Integrity and standards

Integrity as a system

Integrity in physical gold markets is not an inherent property of an item. It emerges from the interaction of acceptance rules, verification practices, and provenance over time.

When these elements remain aligned, transactions are interpretable across counterparties. When they diverge, uncertainty increases and manifests as friction, delay, or price concession.

Integrity is therefore not declared; it is continuously established.

Standards and acceptance

Standards provide shared specifications and a common language for describing physical gold. Their primary function is acceptance: they define what is considered normal and recognisable in a given market context.

Alignment with standards reduces ambiguity but does not establish the condition, authenticity, or ownership of a specific item.

Standards facilitate coordination. They do not substitute verification.

Verification practices

Verification links claims to evidence. Its purpose is not to eliminate uncertainty, but to reduce it to a level acceptable to a counterparty.

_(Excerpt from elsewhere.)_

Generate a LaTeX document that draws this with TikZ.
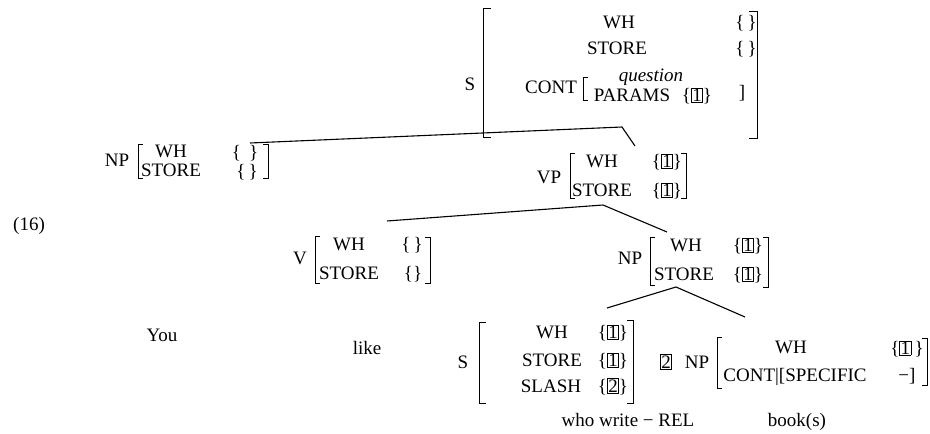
\documentclass[tikz,border=0pt]{standalone}
\usepackage{fontspec}
\setmainfont{Liberation Serif}
\newcommand\bxd[1]{{\fboxsep=0.5pt\fboxrule=0.7pt\fbox{#1}}}
\tikzset{
  tx/.style={inner sep=0pt, text height=12.5pt, text depth=0pt, anchor=center},
  brk/.style={line width=1pt},
  edge/.style={line width=1.1pt},
}
\begin{document}
\begin{tikzpicture}[x=1pt,y=-1pt,font=\fontsize{19}{22}\selectfont]
\useasboundingbox (0,0) rectangle (930,434);
% ---------- top S ----------
\node[tx] (s1) at (470,84) {S};
\draw[brk] (491,8) -- (483,8) -- (483,137) -- (491,137);
\draw[brk] (749,11) -- (757,11) -- (757,138) -- (749,138);
\node[tx] (s1wh) at (619,22) {WH};
\node[tx] (s1whv) at (746,22) {\{\,\}};
\node[tx] (s1st) at (617,48) {STORE};
\node[tx] (s1stv) at (746,48) {\{\,\}};
\node[tx] (s1cont) at (551,87) {CONT};
\draw[line width=0.9pt] (588,77) -- (583,77) -- (583,100) -- (588,100);
\node[anchor=base, inner sep=0pt] (s1q) at (651,81) {\itshape question};
\node[tx] (s1par) at (632,95) {PARAMS};
\node[tx] (s1parv) at (697,95) {\{\bxd{1}\}};
\node[tx] (s1rb) at (742,92) {]};
% ---------- left NP ----------
\node[tx] (np1) at (117,160) {NP};
\draw[brk] (143,144) -- (138,144) -- (138,178) -- (143,178);
\node[tx] (np1wh) at (171,151) {WH};
\node[tx] (np1st) at (171,170) {STORE};
\node[tx] (np1whv) at (245,152) {\{\hspace{8pt}\}};
\node[tx] (np1stv) at (247,171) {\{\,\}};
\draw[brk] (263,144) -- (268,144) -- (268,178) -- (263,178);
% ---------- VP ----------
\node[tx] (vp) at (549,177) {VP};
\draw[brk] (575,153) -- (570,153) -- (570,198) -- (575,198);
\node[tx] (vpwh) at (602,161) {WH};
\node[tx] (vpst) at (602,190) {STORE};
\node[tx] (vpwhv) at (667,161) {\{\bxd{1}\}};
\node[tx] (vpstv) at (667,190) {\{\bxd{1}\}};
\draw[brk] (681,153) -- (686,153) -- (686,198) -- (681,198);
% ---------- V ----------
\node[tx] (v) at (300,258) {V};
\draw[brk] (320,236) -- (315,236) -- (315,283) -- (320,283);
\node[tx] (vwh) at (349,244) {WH};
\node[tx] (vst) at (349,273) {STORE};
\node[tx] (vwhv) at (412,244) {\{\,\}};
\node[tx] (vstv) at (413,273) {\{\}};
\draw[brk] (425,237) -- (430,237) -- (430,283) -- (425,283);
% ---------- middle NP ----------
\node[tx] (np2) at (630,258) {NP};
\draw[brk] (655,237) -- (650,237) -- (650,285) -- (655,285);
\node[tx] (np2wh) at (686,245) {WH};
\node[tx] (np2st) at (684,274) {STORE};
\node[tx] (np2whv) at (748,245) {\{\bxd{1}\}};
\node[tx] (np2stv) at (748,274) {\{\bxd{1}\}};
\draw[brk] (763,237) -- (768,237) -- (768,287) -- (763,287);
% ---------- bottom S ----------
\node[tx] (s2) at (463,362) {S};
\draw[brk] (486,322) -- (479,322) -- (479,403) -- (486,403);
\node[tx] (s2wh) at (552,332) {WH};
\node[tx] (s2st) at (552,360) {STORE};
\node[tx] (s2sl) at (551,386) {SLASH};
\node[tx] (s2whv) at (613,332) {\{\bxd{1}\}};
\node[tx] (s2stv) at (613,360) {\{\bxd{1}\}};
\node[tx] (s2slv) at (613,386) {\{\bxd{2}\}};
\draw[brk] (627,320) -- (633,320) -- (633,403) -- (627,403);
% ---------- bottom NP ----------
\node[tx] (tag2) at (666,362) {\bxd{2}};
\node[tx] (np3) at (697,362) {NP};
\draw[brk] (722,337) -- (717,337) -- (717,388) -- (722,388);
\node[tx] (np3wh) at (791,347) {WH};
\node[tx] (np3ct) at (795,375) {CONT|[SPECIFIC};
\node[tx] (np3whv) at (907,348) {\{\bxd{1}\,\}};
\node[tx] (np3ctv) at (907,375) {−]};
\draw[brk] (922,338) -- (927,338) -- (927,385) -- (922,385);
% ---------- words ----------
\node[tx] (num) at (29,224) {(16)};
\node[tx] (you) at (162,335) {You};
\node[tx] (like) at (367,348) {like};
\node[tx] (who) at (628,420) {who write − REL};
\node[tx] (book) at (797,420) {book(s)};
% ---------- tree lines ----------
\coordinate (a1) at (250,143);
\coordinate (a2) at (622,127);
\coordinate (a3) at (635,146);
\coordinate (b1) at (387,221);
\coordinate (b2) at (603,205);
\coordinate (b3) at (667,232);
\coordinate (c1) at (607,308);
\coordinate (c2) at (676,287);
\coordinate (c3) at (745,317);
\draw[edge] (a1) -- (a2) -- (a3);
\draw[edge] (b1) -- (b2) -- (b3);
\draw[edge] (c1) -- (c2) -- (c3);
\end{tikzpicture}
\end{document}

Verification outcomes are contextual. Evidence sufficient in one transaction may be insufficient in another, particularly when documentation is incomplete or provenance is unclear.

Verification therefore operates as a threshold, not as a guarantee.

Provenance and continuity

Provenance describes the continuity of identity and records over time. It enables claims to remain interpretable when custody changes or when resale occurs.

Breaks in continuity do not prove defects. They increase the effort required to establish confidence and may affect acceptance and liquidity.

Provenance gains strength through consistency, not through format.

Where standards end

Standards do not certify individual items. They do not determine transaction outcomes and do not ensure liquidity at exit.

Treating standards as a proxy for authenticity or resale conditions conflates specification with evidence.

Recognition of standards supports acceptance. It does not remove the need for verification or proof.

Integrity across the process

Integrity considerations arise at each phase of the process.

At entry, they shape documentation and initial acceptance. During holding, they depend on custody arrangements and record persistence. At proof and exit, they determine verification expectations and effective liquidity.

Small inconsistencies accumulate across phases. Their effects typically become visible only at the point of exit.